1. “Stuck Inside of Mobile With The Memphis Blues Again”

Blonde on Blonde, 1966
In this piece, recorded at the height of Dylan’s creativity, the artist draws on poetic tradition to create new forms of expression. He combines two classic wails “oh” and “ah” into a single, hybrid holler—“ooaah.”

  1. “Jokerman”

Infidels, 1984
Dylan was famous for his vivid storytelling, and Jokerman is no exception. His yell at the end of the chorus seems to have a beginning, middle and end all on its own.

  1. “You’re a Big Girl Now”

Blood on the Tracks, 1975
Mirroring the song’s thematic content, Dylan’s moaning in “You’re a Big Girl Now” recalls the cries of an infant; they’re piercing, they’re innocent, and they restart approximately every 38 seconds.
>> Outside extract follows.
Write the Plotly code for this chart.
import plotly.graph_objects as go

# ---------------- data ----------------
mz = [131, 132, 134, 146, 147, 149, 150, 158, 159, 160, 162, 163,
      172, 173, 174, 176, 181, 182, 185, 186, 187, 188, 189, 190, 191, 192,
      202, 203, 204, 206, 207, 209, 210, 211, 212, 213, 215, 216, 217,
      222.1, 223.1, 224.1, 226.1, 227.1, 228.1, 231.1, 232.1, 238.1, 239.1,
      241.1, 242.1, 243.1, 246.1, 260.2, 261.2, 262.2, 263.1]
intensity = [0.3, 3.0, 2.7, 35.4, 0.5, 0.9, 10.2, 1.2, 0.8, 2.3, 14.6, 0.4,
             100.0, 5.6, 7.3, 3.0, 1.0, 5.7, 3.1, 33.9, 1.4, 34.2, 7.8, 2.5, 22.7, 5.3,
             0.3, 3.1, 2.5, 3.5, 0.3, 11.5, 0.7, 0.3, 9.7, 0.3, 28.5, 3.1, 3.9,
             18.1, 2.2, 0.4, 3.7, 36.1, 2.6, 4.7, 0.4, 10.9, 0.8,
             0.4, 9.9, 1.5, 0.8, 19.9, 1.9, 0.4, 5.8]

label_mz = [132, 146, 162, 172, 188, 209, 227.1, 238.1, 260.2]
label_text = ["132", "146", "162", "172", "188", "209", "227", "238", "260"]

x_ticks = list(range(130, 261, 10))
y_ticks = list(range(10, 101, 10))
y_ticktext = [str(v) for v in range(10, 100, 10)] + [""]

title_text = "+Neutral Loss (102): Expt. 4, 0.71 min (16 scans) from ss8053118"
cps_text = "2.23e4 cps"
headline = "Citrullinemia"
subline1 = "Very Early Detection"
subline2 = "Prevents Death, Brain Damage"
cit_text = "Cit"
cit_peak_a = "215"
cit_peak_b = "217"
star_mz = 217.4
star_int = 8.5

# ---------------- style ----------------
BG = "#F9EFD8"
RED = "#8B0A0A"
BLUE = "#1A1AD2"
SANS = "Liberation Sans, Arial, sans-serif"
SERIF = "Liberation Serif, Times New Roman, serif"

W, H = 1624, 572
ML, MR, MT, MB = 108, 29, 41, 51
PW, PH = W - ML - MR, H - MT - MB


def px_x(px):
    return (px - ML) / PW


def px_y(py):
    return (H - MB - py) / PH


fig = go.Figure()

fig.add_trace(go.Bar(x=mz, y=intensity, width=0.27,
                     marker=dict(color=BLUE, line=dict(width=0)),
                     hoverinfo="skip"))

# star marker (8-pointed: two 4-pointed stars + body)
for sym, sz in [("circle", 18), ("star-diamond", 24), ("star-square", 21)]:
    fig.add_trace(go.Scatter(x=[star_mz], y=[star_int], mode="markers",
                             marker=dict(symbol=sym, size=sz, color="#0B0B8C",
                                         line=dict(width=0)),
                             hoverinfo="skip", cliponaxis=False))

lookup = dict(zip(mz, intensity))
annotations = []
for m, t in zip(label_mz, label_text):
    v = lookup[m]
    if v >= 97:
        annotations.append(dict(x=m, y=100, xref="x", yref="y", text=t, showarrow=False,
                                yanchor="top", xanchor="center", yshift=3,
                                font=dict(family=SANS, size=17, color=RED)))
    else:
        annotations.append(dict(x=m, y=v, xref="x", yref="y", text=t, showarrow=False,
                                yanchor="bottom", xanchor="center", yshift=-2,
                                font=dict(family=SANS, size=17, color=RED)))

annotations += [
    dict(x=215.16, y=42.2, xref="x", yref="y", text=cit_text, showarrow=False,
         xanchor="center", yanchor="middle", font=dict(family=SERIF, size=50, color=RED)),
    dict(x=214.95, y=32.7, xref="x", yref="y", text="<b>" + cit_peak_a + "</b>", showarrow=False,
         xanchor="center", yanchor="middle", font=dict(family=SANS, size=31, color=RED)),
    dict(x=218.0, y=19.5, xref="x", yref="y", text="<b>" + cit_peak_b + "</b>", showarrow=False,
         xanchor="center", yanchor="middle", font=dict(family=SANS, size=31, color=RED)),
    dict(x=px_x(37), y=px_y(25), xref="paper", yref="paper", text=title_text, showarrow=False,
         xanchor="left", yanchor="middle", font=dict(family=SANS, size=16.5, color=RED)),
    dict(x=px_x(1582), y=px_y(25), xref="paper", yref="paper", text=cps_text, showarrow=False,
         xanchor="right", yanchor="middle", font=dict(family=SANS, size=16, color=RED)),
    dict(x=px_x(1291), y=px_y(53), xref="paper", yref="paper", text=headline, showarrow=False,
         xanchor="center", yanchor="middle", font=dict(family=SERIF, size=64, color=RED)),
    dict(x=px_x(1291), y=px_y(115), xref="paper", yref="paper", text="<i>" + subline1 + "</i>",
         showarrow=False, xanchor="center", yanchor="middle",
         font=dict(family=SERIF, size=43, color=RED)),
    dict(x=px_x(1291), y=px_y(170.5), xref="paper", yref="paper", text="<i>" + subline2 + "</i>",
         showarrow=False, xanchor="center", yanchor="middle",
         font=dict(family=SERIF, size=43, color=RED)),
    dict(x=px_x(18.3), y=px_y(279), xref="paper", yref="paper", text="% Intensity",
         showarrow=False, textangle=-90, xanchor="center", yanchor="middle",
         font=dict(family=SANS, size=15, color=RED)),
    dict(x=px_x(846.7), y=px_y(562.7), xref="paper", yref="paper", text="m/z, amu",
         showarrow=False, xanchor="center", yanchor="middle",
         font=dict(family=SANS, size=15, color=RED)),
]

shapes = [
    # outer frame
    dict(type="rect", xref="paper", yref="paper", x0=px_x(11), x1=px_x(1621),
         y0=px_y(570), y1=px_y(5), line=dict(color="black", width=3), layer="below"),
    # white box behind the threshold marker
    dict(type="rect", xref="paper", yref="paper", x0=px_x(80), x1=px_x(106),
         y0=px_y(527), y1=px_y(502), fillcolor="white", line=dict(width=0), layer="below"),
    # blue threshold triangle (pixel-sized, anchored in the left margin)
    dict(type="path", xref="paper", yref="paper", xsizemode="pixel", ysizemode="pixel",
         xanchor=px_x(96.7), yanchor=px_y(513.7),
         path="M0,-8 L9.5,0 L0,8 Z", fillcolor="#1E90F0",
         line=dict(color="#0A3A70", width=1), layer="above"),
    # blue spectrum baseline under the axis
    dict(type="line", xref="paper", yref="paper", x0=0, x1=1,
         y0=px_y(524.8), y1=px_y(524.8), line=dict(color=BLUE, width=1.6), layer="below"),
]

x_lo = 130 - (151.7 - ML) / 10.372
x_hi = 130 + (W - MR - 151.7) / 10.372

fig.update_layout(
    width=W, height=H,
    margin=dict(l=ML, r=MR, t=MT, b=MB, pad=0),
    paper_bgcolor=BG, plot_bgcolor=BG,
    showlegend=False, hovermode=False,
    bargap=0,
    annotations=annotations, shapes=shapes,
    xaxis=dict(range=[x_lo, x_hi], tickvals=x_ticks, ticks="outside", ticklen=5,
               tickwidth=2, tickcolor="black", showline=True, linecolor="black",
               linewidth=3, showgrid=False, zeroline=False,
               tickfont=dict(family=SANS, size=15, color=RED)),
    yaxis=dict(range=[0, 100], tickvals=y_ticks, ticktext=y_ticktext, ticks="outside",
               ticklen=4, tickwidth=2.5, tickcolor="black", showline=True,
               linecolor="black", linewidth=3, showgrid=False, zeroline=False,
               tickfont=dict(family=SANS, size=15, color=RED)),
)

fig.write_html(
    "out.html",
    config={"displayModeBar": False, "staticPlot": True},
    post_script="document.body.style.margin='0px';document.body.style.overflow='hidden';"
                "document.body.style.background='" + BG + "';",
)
  1. “Ballad of a Thin Man (Live)”

Real Live, 1984
Dylan’s prowess as a live performer is legendary. From his participation in the 1963 March on Washington for Jobs and Freedom to his use of an electric guitar at the Newport Folk Festival, to this rendition of “Ballad of a Thin Man”, where Dylan treated the audience to an up-close, visceral experience of the signature howl they were so familiar with from his records.

  1. “Queen Jane Approximately”

Highway 61 Revisited, 1965
Right at the emotional climax of “Queen Jane Approximately”, Dylan squeals, adding an extra touch of gloom to an already depressing album. Surely, it was poetic choices like this one that swayed the Nobel Committee.
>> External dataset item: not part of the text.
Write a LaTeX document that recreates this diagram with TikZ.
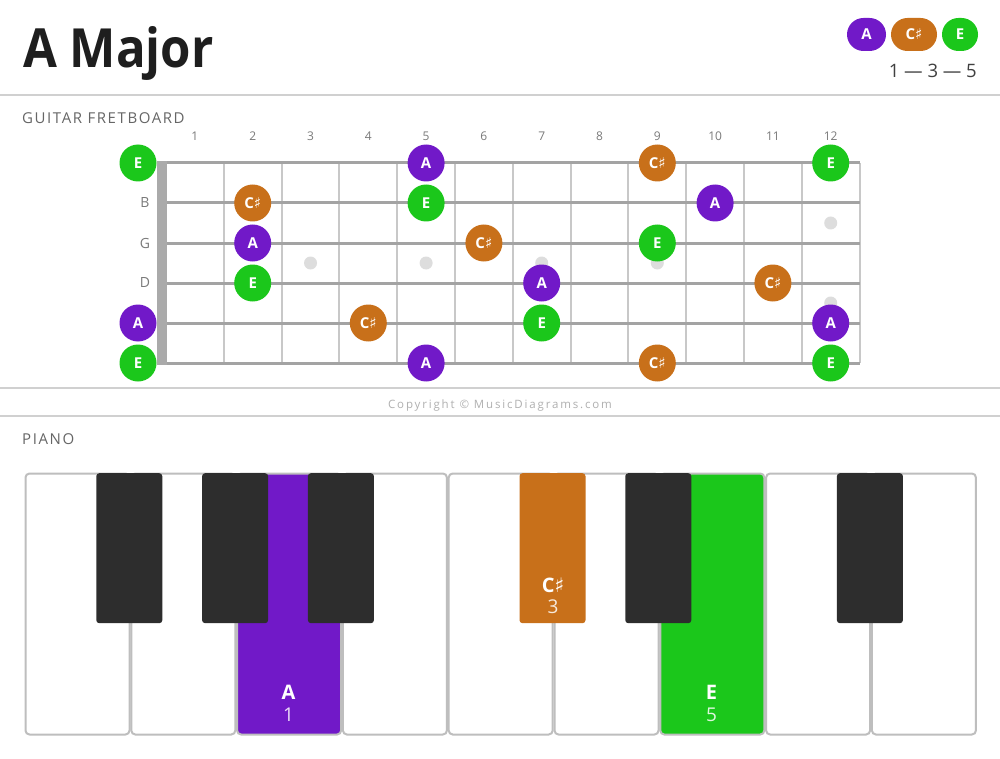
\documentclass[tikz,border=0pt]{standalone}
\usepackage{fontspec}
\setmainfont{Open Sans}
\newfontfamily\symfont{DejaVu Sans}
\newfontfamily\spacedfont{Open Sans}[LetterSpace=10.5]
\newfontfamily\copyfont{Open Sans}[LetterSpace=16]
\newcommand\shp{{\symfont\mdseries\char"266F}}
\definecolor{chA}{HTML}{7119C8}
\definecolor{chC}{HTML}{C8701A}
\definecolor{chE}{HTML}{1BC71B}
\definecolor{titlec}{HTML}{1E1E1E}
\definecolor{sepc}{HTML}{D0D0D0}
\definecolor{headc}{HTML}{666666}
\definecolor{numc}{HTML}{7A7A7A}
\definecolor{stringc}{HTML}{A3A3A3}
\definecolor{fretc}{HTML}{C8C8C8}
\definecolor{nutc}{HTML}{AAAAAA}
\definecolor{inlayc}{HTML}{DDDDDD}
\definecolor{keyline}{HTML}{BEBEBE}
\definecolor{bk}{HTML}{2D2D2D}
\definecolor{copyc}{HTML}{B0B0B0}
\begin{document}
\begin{tikzpicture}[x=1pt,y=-1pt,
  sep/.style={draw=sepc,line width=2pt},
  head/.style={anchor=west,inner sep=0,text=headc,font=\fontsize{15}{15}\selectfont\spacedfont},
  fretnum/.style={inner sep=0,text=numc,font=\fontsize{12}{12}\selectfont},
  strlab/.style={inner sep=0,text=numc,font=\fontsize{14}{14}\selectfont},
  note/.style={circle,minimum size=37pt,inner sep=0,text=white,font=\fontsize{15}{15}\selectfont\bfseries},
  pill/.style={rounded corners=16.5pt,minimum height=33pt,inner sep=0,text=white,font=\fontsize{15}{15}\selectfont\bfseries},
  fretwire/.style={draw=fretc,line width=2pt},
  stringl/.style={draw=stringc,line width=3pt},
  wkey/.style={draw=keyline,line width=2pt,rounded corners=4pt,anchor=north west,minimum width=104pt,minimum height=261pt,inner sep=0},
  bkey/.style={rounded corners=3pt,anchor=north,minimum width=66pt,minimum height=150pt,inner sep=0},
  keylab/.style={inner sep=0,text=white,font=\fontsize{20}{20}\selectfont\bfseries},
  keynum/.style={inner sep=0,text=white,text opacity=0.85,font=\fontsize{19}{19}\selectfont}]
\useasboundingbox (0,0) rectangle (1000,759);
\fill[white] (0,0) rectangle (1000,759);
% title and legend
\node[anchor=base west,inner sep=0,text=titlec,font=\fontsize{54}{54}\selectfont\bfseries] (title) at (23,68) {\scalebox{0.91}[1]{A Major}};
\node[pill,fill=chA,minimum width=39pt] (legA) at (866.5,34.5) {A};
\node[pill,fill=chC,minimum width=46pt] (legC) at (914,34.5) {C\shp};
\node[pill,fill=chE,minimum width=36pt] (legE) at (960,34.5) {E};
\node[anchor=east,inner sep=0,text=titlec!85,font=\fontsize{18.5}{18.5}\selectfont] (formula) at (977,71) {1 — 3 — 5};
% separators
\draw[sep] (0,95) -- (1000,95);
\draw[sep] (0,388) -- (1000,388);
\draw[sep] (0,416) -- (1000,416);
\node[head] (ghead) at (22,118) {GUITAR FRETBOARD};
\node[head] (phead) at (22,439) {PIANO};
\node[inner sep=0,text=copyc,font=\fontsize{11.5}{11.5}\selectfont\copyfont] (copy) at (500,406) {Copyright © MusicDiagrams.com};
% fret numbers
\foreach \f in {1,...,12} \node[fretnum] (fn\f) at ({166+57.8*(\f-0.5)},136) {\f};
% inlays
\foreach \f in {3,5,7,9} \fill[inlayc] ({166+57.8*(\f-0.5)},263) circle (6.5);
\fill[inlayc] ({166+57.8*11.5},223) circle (6.5);
\fill[inlayc] ({166+57.8*11.5},303) circle (6.5);
% frets
\foreach \f in {1,...,12} \draw[fretwire] ({166+57.8*\f},163) -- ({166+57.8*\f},363);
% strings
\foreach \s in {0,...,5} \draw[stringl] (166,{163+40*\s}) -- (860,{163+40*\s});
% nut
\fill[nutc] (157,161.5) rectangle (167,364.5);
% string labels
\node[strlab] (sB) at (145,203) {B};
\node[strlab] (sG) at (145,243) {G};
\node[strlab] (sD) at (145,283) {D};
% notes
\foreach \s/\f/\nm/\c in {0/0/E/chE,0/5/A/chA,0/9/{C\shp}/chC,0/12/E/chE,
  1/2/{C\shp}/chC,1/5/E/chE,1/10/A/chA,
  2/2/A/chA,2/6/{C\shp}/chC,2/9/E/chE,
  3/2/E/chE,3/7/A/chA,3/11/{C\shp}/chC,
  4/0/A/chA,4/4/{C\shp}/chC,4/7/E/chE,4/12/A/chA,
  5/0/E/chE,5/5/A/chA,5/9/{C\shp}/chC,5/12/E/chE}{
  \pgfmathsetmacro\nx{ifthenelse(\f==0,138,166+57.8*(\f-0.5))}
  \node[note,fill=\c] (n\s-\f) at (\nx,{163+40*\s}) {\nm};
}
% piano white keys
\foreach \i/\c in {0/white,1/white,2/chA,3/white,4/white,5/white,6/chE,7/white,8/white}
  \node[wkey,fill=\c] (w\i) at ({24.5+105.8*\i},472.5) {};
% black keys
\foreach \k/\c in {1/bk,2/bk,3/bk,5/chC,6/bk,8/bk}
  \node[bkey,fill=\c] (b\k) at ({24+105.8*\k-0.5},473) {};
% key labels
\node[keylab] (kA) at (288.5,692) {A};
\node[keynum] (kA1) at (288.5,715) {1};
\node[keylab] (kC) at (553,585) {C\shp};
\node[keynum] (kC3) at (553,607) {3};
\node[keylab] (kE) at (711.5,692) {E};
\node[keynum] (kE5) at (711.5,715) {5};
\end{tikzpicture}
\end{document}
  1. “One of Us Must Know”

Blonde on Blonde, 1966
One of Dylan’s greatest merits as a poet is his versatility. Dylan displays his range in this song, which includes both a high, cresting howl and a low, pensive groan.

  1. “John Brown”

Live at the Gaslight, 1962
Dylan first achieved fame as a writer of protest songs such as this early antiwar ballad “John Brown.” For expressing the mood of unrest and idealism within the counterculture, Dylan was often called “the voice of his generation.” For his frequent moaning, he was also called “the Eeyore of his generation.”

  1. “Hurricane”

Desire, 1976
Fellow Nobel Laureate Toni Morrison said, “If there’s a book you really want to read, but it hasn’t been written yet, then you must write it.” Bob Dylan said, “‘Night’ is a twelve-syllable word.”
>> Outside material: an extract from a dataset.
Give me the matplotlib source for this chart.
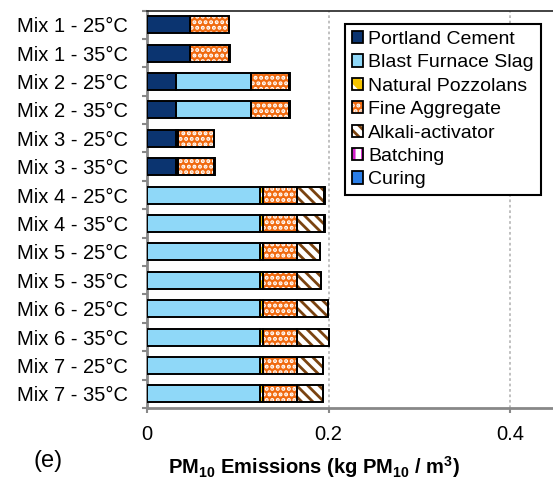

  1. “Like a Rolling Stone”

Highway 61 Revisited, 1965
Crowned the Best Single of All Time by Rolling Stone magazine, “Like a Rolling Stone” had a profound impact on the course of popular music. It also contributed to “Texas Chainsaw Massacre,” whose creators were reportedly inspired by Dylan’s screams.

  1. “Rocks and Gravel”

Live at the Gaslight, 1962
Dylan was only 19 when he moved to Greenwich Village and began performing. He quickly established his virtuoso status with songs like “Rocks and Gravel”—an innovative composition that mostly consists of extremely drawn-out grunts.